Short task> Write out the data below in full, unchanged, minus the images.

Stored data>
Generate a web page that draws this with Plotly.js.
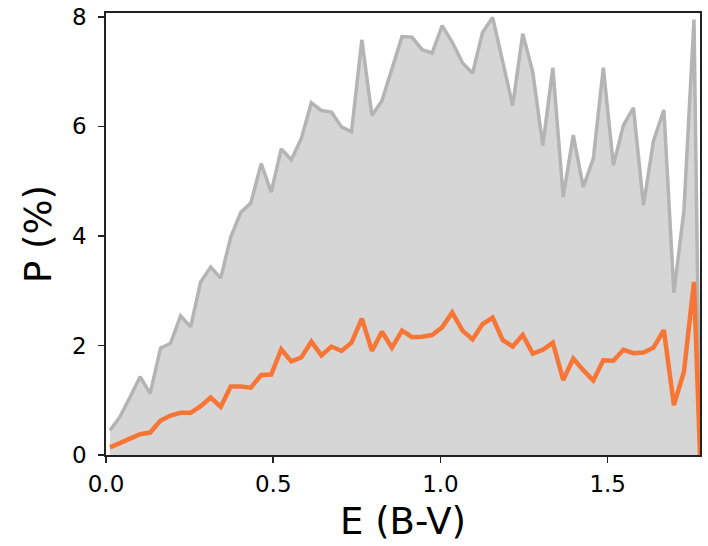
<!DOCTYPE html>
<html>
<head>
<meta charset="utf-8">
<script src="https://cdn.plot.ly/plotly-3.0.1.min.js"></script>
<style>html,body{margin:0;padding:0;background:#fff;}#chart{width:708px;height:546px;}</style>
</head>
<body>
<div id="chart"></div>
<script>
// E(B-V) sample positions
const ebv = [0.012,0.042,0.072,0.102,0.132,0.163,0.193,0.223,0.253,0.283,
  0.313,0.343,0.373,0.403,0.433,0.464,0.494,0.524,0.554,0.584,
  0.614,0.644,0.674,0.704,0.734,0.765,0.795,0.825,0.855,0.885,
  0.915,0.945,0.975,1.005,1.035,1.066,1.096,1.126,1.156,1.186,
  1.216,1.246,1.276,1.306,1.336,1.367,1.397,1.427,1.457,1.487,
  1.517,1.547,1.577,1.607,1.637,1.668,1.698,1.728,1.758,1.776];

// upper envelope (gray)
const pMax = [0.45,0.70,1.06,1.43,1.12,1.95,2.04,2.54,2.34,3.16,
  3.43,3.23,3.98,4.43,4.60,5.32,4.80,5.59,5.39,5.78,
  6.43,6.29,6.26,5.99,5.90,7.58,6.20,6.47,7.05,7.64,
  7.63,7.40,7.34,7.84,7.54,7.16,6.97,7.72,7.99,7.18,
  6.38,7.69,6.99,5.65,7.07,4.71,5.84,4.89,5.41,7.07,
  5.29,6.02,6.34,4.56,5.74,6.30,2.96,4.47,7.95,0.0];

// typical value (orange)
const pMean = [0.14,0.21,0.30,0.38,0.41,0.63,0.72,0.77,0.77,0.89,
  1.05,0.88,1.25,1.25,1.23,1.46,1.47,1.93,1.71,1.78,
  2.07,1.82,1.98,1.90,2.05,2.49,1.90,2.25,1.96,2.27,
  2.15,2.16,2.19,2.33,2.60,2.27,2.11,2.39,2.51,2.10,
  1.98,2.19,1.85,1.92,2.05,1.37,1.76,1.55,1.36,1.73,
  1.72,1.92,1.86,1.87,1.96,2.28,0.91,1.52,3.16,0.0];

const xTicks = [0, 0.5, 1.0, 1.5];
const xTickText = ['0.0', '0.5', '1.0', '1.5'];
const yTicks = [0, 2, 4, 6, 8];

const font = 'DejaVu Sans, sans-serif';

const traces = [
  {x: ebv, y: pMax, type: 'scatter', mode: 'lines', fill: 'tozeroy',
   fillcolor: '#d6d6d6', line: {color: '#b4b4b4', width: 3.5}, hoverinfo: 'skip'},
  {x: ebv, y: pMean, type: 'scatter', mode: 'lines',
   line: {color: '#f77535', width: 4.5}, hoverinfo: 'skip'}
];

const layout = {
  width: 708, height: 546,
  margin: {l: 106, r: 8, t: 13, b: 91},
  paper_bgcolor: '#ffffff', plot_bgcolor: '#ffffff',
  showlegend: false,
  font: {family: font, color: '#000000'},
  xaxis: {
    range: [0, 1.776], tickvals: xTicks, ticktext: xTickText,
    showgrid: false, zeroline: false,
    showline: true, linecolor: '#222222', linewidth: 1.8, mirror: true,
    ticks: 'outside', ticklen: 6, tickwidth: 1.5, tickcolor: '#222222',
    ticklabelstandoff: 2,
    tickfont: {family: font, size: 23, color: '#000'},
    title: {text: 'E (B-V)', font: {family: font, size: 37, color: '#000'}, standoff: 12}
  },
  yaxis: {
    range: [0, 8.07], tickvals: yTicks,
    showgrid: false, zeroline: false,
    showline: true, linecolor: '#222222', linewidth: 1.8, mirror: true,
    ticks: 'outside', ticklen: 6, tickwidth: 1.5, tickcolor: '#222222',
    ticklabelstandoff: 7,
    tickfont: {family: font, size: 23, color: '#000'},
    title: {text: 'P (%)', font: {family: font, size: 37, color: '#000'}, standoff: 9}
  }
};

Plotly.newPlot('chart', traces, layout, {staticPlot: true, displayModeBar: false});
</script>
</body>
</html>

Answer to the exercise>
Generate a web page that draws this with Plotly.js.
<!DOCTYPE html>
<html>
<head>
<meta charset="utf-8">
<script src="https://cdn.plot.ly/plotly-3.0.1.min.js"></script>
<style>html,body{margin:0;padding:0;background:#fff;}#chart{width:708px;height:546px;}</style>
</head>
<body>
<div id="chart"></div>
<script>
// E(B-V) sample positions
const ebv = [0.012,0.042,0.072,0.102,0.132,0.163,0.193,0.223,0.253,0.283,
  0.313,0.343,0.373,0.403,0.433,0.464,0.494,0.524,0.554,0.584,
  0.614,0.644,0.674,0.704,0.734,0.765,0.795,0.825,0.855,0.885,
  0.915,0.945,0.975,1.005,1.035,1.066,1.096,1.126,1.156,1.186,
  1.216,1.246,1.276,1.306,1.336,1.367,1.397,1.427,1.457,1.487,
  1.517,1.547,1.577,1.607,1.637,1.668,1.698,1.728,1.758,1.776];

// upper envelope (gray)
const pMax = [0.45,0.70,1.06,1.43,1.12,1.95,2.04,2.54,2.34,3.16,
  3.43,3.23,3.98,4.43,4.60,5.32,4.80,5.59,5.39,5.78,
  6.43,6.29,6.26,5.99,5.90,7.58,6.20,6.47,7.05,7.64,
  7.63,7.40,7.34,7.84,7.54,7.16,6.97,7.72,7.99,7.18,
  6.38,7.69,6.99,5.65,7.07,4.71,5.84,4.89,5.41,7.07,
  5.29,6.02,6.34,4.56,5.74,6.30,2.96,4.47,7.95,0.0];

// typical value (orange)
const pMean = [0.14,0.21,0.30,0.38,0.41,0.63,0.72,0.77,0.77,0.89,
  1.05,0.88,1.25,1.25,1.23,1.46,1.47,1.93,1.71,1.78,
  2.07,1.82,1.98,1.90,2.05,2.49,1.90,2.25,1.96,2.27,
  2.15,2.16,2.19,2.33,2.60,2.27,2.11,2.39,2.51,2.10,
  1.98,2.19,1.85,1.92,2.05,1.37,1.76,1.55,1.36,1.73,
  1.72,1.92,1.86,1.87,1.96,2.28,0.91,1.52,3.16,0.0];

const xTicks = [0, 0.5, 1.0, 1.5];
const xTickText = ['0.0', '0.5', '1.0', '1.5'];
const yTicks = [0, 2, 4, 6, 8];

const font = 'DejaVu Sans, sans-serif';

const traces = [
  {x: ebv, y: pMax, type: 'scatter', mode: 'lines', fill: 'tozeroy',
   fillcolor: '#d6d6d6', line: {color: '#b4b4b4', width: 3.5}, hoverinfo: 'skip'},
  {x: ebv, y: pMean, type: 'scatter', mode: 'lines',
   line: {color: '#f77535', width: 4.5}, hoverinfo: 'skip'}
];

const layout = {
  width: 708, height: 546,
  margin: {l: 106, r: 8, t: 13, b: 91},
  paper_bgcolor: '#ffffff', plot_bgcolor: '#ffffff',
  showlegend: false,
  font: {family: font, color: '#000000'},
  xaxis: {
    range: [0, 1.776], tickvals: xTicks, ticktext: xTickText,
    showgrid: false, zeroline: false,
    showline: true, linecolor: '#222222', linewidth: 1.8, mirror: true,
    ticks: 'outside', ticklen: 6, tickwidth: 1.5, tickcolor: '#222222',
    ticklabelstandoff: 2,
    tickfont: {family: font, size: 23, color: '#000'},
    title: {text: 'E (B-V)', font: {family: font, size: 37, color: '#000'}, standoff: 12}
  },
  yaxis: {
    range: [0, 8.07], tickvals: yTicks,
    showgrid: false, zeroline: false,
    showline: true, linecolor: '#222222', linewidth: 1.8, mirror: true,
    ticks: 'outside', ticklen: 6, tickwidth: 1.5, tickcolor: '#222222',
    ticklabelstandoff: 7,
    tickfont: {family: font, size: 23, color: '#000'},
    title: {text: 'P (%)', font: {family: font, size: 37, color: '#000'}, standoff: 9}
  }
};

Plotly.newPlot('chart', traces, layout, {staticPlot: true, displayModeBar: false});
</script>
</body>
</html>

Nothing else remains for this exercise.